Pengembangan produk Popsiklus juga sering dipicu oleh kemunculan masalah. Ambil contoh Milk Carton Modular Bag yang terbuat dari tiga komponen berbeda, yaitu komponen utama, samping, dan kerangka yang bisa dicopot pasang. Alih-alih merespon tren atau mengikuti brand tertentu, desain ini lahir dari kebutuhan untuk menghemat ongkos kirim sewaktu mengirim tas ke Jepang dalam jumlah cukup banyak. Jasa ekspedisi selalu menghitung secara volumetrik, sehingga Nia pun kemudian mencari cara untuk mengakalinya.
Kebiasaan mendesain secara responsif ini kemudian diterjemahkan menjadi prinsip-prinsip lainnya dalam berbisnis, seperti rencana scale up. "Bisnis yang memanfaatkan limbah sebagai material utama nggak bisa punya rencana terlalu jauh. Kondisi waste itu di luar kontrol kita," kata Nia. Tidak jarang, karton susu yang sampai di studio Popsiklus memiliki kondisi yang tidak layak untuk diolah. Berjamur, misalnya.

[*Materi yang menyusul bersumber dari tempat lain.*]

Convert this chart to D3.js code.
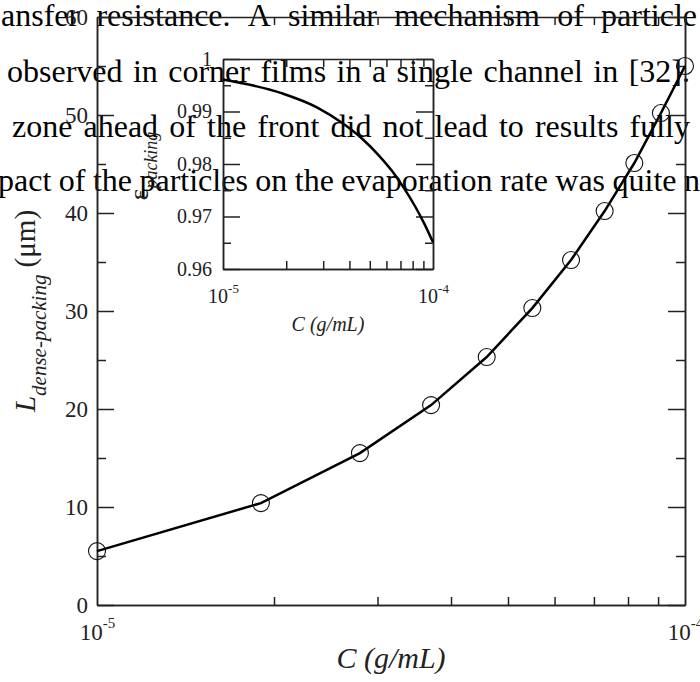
<!DOCTYPE html>
<html><head><meta charset="utf-8">
<script src="https://cdn.jsdelivr.net/npm/d3@7"></script>
<style>html,body{margin:0;padding:0;background:#fff;} svg{display:block;}</style>
</head><body><svg id="c" width="700" height="682"></svg>
<script>
// ---- data ----
const concentration = [1.0e-5, 1.9e-5, 2.8e-5, 3.7e-5, 4.6e-5, 5.5e-5, 6.4e-5, 7.3e-5, 8.2e-5, 9.1e-5, 1.0e-4];
const denseLength = [5.5, 10.4, 15.5, 20.4, 25.3, 30.3, 35.2, 40.2, 45.1, 50.2, 55.0];
const packingFraction = [0.9961, 0.9935, 0.9908, 0.9878, 0.9848, 0.9817, 0.9786, 0.9753, 0.9720, 0.9686, 0.9651];
const mainYTicks = [0, 10, 20, 30, 40, 50, 60];
const mainYMinor = [5, 15, 25, 35, 45, 55];
const xMajor = [1e-5, 1e-4];
const xMinor = [2e-5, 3e-5, 4e-5, 5e-5, 6e-5, 7e-5, 8e-5, 9e-5];
const insetYTicks = [0.96, 0.97, 0.98, 0.99, 1.0];
const insetYMinor = [0.965, 0.975, 0.985, 0.995];
const paragraphLines = [
  "ansfer resistance. A similar mechanism of particle",
  "observed in corner films in a single channel in [32].",
  "zone ahead of the front did not lead to results fully",
  "pact of the particles on the evaporation rate was quite n"
];

const svg = d3.select("#c");
const serif = "'Liberation Serif','Times New Roman',Times,serif";
const ink = "#222";

// ---- background paragraph text (justified) ----
const lineLayout = [
  {x0: 1, x1: 697, y: 26},
  {x0: 7, x1: 690, y: 82},
  {x0: 12, x1: 690, y: 137},
  {x0: -2, x1: 700, y: 191}
];
const pg = svg.append("g");
paragraphLines.forEach((txt, li) => {
  const L = lineLayout[li];
  const words = txt.split(" ");
  const nodes = words.map(w => pg.append("text").attr("y", L.y)
    .attr("font-family", serif).attr("font-size", 32).attr("fill", "#000").text(w));
  const widths = nodes.map(n => n.node().getComputedTextLength());
  const gap = (L.x1 - L.x0 - d3.sum(widths)) / (words.length - 1);
  let cx = L.x0;
  nodes.forEach((n, i) => { n.attr("x", cx); cx += widths[i] + gap; });
});

function styleAxis(g, fs) {
  g.selectAll("path,line").attr("stroke", ink).attr("stroke-width", 1.5);
  g.selectAll("text").attr("font-family", serif).attr("fill", ink).attr("font-size", fs);
  g.attr("font-size", fs);
}
const blank = () => "";

function expLabels(g, fs, base) {
  g.selectAll(".tick text").each(function(d) {
    const t = d3.select(this);
    t.text(null).attr("y", base).attr("dy", 0).attr("text-anchor", "middle");
    t.append("tspan").attr("font-size", fs).text("10");
    t.append("tspan").attr("font-size", Math.round(fs * 0.65)).attr("dy", -Math.round(fs * 0.5))
      .text(String(Math.round(Math.log10(d))));
  });
}

function drawFrame(x, y, box, yMajor, yMinor, yFmt, fsY, fsX, padY, major, minor, xBase) {
  const [l, r, t, b] = box;
  let g;
  g = svg.append("g").attr("transform", `translate(${l},0)`)
    .call(d3.axisLeft(y).tickValues(yMajor).tickSize(-major).tickSizeOuter(0).tickPadding(padY).tickFormat(yFmt));
  styleAxis(g, fsY);
  g = svg.append("g").attr("transform", `translate(${l},0)`)
    .call(d3.axisLeft(y).tickValues(yMinor).tickSize(-minor).tickSizeOuter(0).tickFormat(blank));
  styleAxis(g, fsY);
  g = svg.append("g").attr("transform", `translate(${r},0)`)
    .call(d3.axisRight(y).tickValues(yMajor).tickSize(-major).tickSizeOuter(0).tickFormat(blank));
  styleAxis(g, fsY);
  g = svg.append("g").attr("transform", `translate(${r},0)`)
    .call(d3.axisRight(y).tickValues(yMinor).tickSize(-minor).tickSizeOuter(0).tickFormat(blank));
  styleAxis(g, fsY);
  g = svg.append("g").attr("transform", `translate(0,${b})`)
    .call(d3.axisBottom(x).tickValues(xMinor).tickSize(-8).tickSizeOuter(0).tickFormat(blank));
  styleAxis(g, fsX);
  g = svg.append("g").attr("transform", `translate(0,${b})`)
    .call(d3.axisBottom(x).tickValues(xMajor).tickSize(0).tickSizeOuter(0).tickFormat(blank));
  styleAxis(g, fsX);
  expLabels(g, fsX, xBase);
  g = svg.append("g").attr("transform", `translate(0,${t})`)
    .call(d3.axisTop(x).tickValues(xMinor).tickSize(-8).tickSizeOuter(0).tickFormat(blank));
  styleAxis(g, fsX);
}

// ---- main chart ----
const x = d3.scaleLog().domain([1e-5, 1e-4]).range([97, 685]);
const y = d3.scaleLinear().domain([0, 60]).range([605, 17]);
drawFrame(x, y, [97, 685, 17, 605], mainYTicks, mainYMinor, d3.format("d"), 23, 23, 9, 17, 9, 35);

const idx = d3.range(concentration.length);
svg.append("path")
  .attr("d", d3.line().x(i => x(concentration[i])).y(i => y(denseLength[i]))(idx))
  .attr("fill", "none").attr("stroke", "#000").attr("stroke-width", 2.5);
svg.append("g").selectAll("circle").data(idx).join("circle")
  .attr("cx", i => x(concentration[i])).attr("cy", i => y(denseLength[i])).attr("r", 8.5)
  .attr("fill", "none").attr("stroke", "#111").attr("stroke-width", 1.1);

svg.append("text").attr("x", 391).attr("y", 668).attr("text-anchor", "middle")
  .attr("font-family", serif).attr("font-style", "italic").attr("font-size", 30).attr("fill", ink)
  .text("C (g/mL)");
const yl = svg.append("text").attr("transform", "translate(35,311) rotate(-90)")
  .attr("text-anchor", "middle").attr("font-family", serif).attr("fill", ink);
yl.append("tspan").attr("font-style", "italic").attr("font-size", 29).text("L");
yl.append("tspan").attr("font-style", "italic").attr("font-size", 21).attr("dy", 11).text("dense-packing");
yl.append("tspan").attr("font-size", 29).attr("dy", -11).text(" (\u03bcm)");

// ---- inset ----
const xi = d3.scaleLog().domain([1e-5, 1e-4]).range([223, 433]);
const yi = d3.scaleLinear().domain([0.96, 1.0]).range([269, 59]);
drawFrame(xi, yi, [223, 433, 59, 269], insetYTicks, insetYMinor,
  d => d === 1 ? "1" : d3.format(".2f")(d), 20, 20, 11, 17, 8, 34);

svg.append("path")
  .attr("d", d3.line().curve(d3.curveMonotoneX).x(i => xi(concentration[i])).y(i => yi(packingFraction[i]))(idx))
  .attr("fill", "none").attr("stroke", "#000").attr("stroke-width", 2.5);

svg.append("text").attr("x", 328).attr("y", 331).attr("text-anchor", "middle")
  .attr("font-family", serif).attr("font-style", "italic").attr("font-size", 20).attr("fill", ink)
  .text("C (g/mL)");
const il = svg.append("text").attr("transform", "translate(148,166) rotate(-90)")
  .attr("text-anchor", "middle").attr("font-family", serif).attr("fill", ink);
il.append("tspan").attr("font-size", 28).text("\u03b5");
il.append("tspan").attr("font-style", "italic").attr("font-size", 18).attr("dy", 9).text("packing");
</script>
</body></html>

Meski begitu, Nia terbuka dengan eksplorasi material selain karton susu untuk dijadikan produk bernilai jual. Ia melanjutkan, "Cita-citanya sih, Popsiklus akan berhenti kalau waste karton susu nggak ada lagi. Apakah ada waste lain? Itu yang nggak tau."
Ketika membeli barang yang terbuat dari limbah, tidak terkecuali Popsiklus tapi juga termasuk barang-barang lainnya, ada dua kemungkinan daya tarik bagi pembeli. Pertama, daya tarik atas bahannya yang membantu mengurangi masalah sampah di Indonesia. Kedua, daya tarik atas desain produknya itu sendiri.
Menurut Nia, ketika Popsiklus masih berupa Bikinbikincraft, mayoritas pembelinya tertarik karena alasan yang kedua. Ditambah lagi, desain buatan tangan juga punya daya pikatnya sendiri. Terutama jika barang yang dibeli diperuntukkan sebagai hadiah untuk orang lain. Keunikan barang dan cerita di baliknya dipercaya Nia dapat membuat kado menjadi lebih spesial.
Seiring berjalannya waktu, pasar Indonesia mulai terbuka dengan fakta bahwa sampah bisa menjadi barang yang punya nilai guna tanpa perlu menoleransi desain produknya. "Kalau dulu, [produk-produk hasil upcycling] tidak booming, pilihannya dikit. Karena sekarang booming, pilihannya jadi banyak. Dan nggak apa-apa juga sih, karena kan jadi lebih banyak yang diolah. Kalo ada semakin banyak orang yang ramai-ramai mikir kreasi dari sampah plastik, artinya sampah plastik yang diolah juga jadi lebih banyak, kan," kata Nia.
Melihat Popsiklus yang membuat produk dari limbah, muncul ekspektasi-ekspektasi dari konsumen agar seluruh proses pengiriman produknya minim sampah. Meski demikian, Nia tidak sepenuhnya mengikuti permintaan konsumen. Alasannya, ketika memikirkan material yang ramah lingkungan untuk pengiriman produk, seringkali keamanan produk jadi taruhannya. Seperti lakban kertas yang memang lebih mudah terurai dibanding lakban plastik, tapi juga lebih rentan basah dan robek.
Belum lagi kerjasama dengan perusahaan ekspedisi yang tentu sudah punya standar prosedurnya sendiri. Ketika ada konsumen yang meminta tidak mau dibungkus dengan plastik, ekspedisi seringnya menolak karena hanya mengikuti aturan. Mengutip dari pembicaraan dengan Nia, "Support system kita di sini tidak semuanya bergerak bersama-sama ke arah yang sama. Tapi kalau kita mau tunggu semuanya sempurna, kita gak akan maju-maju."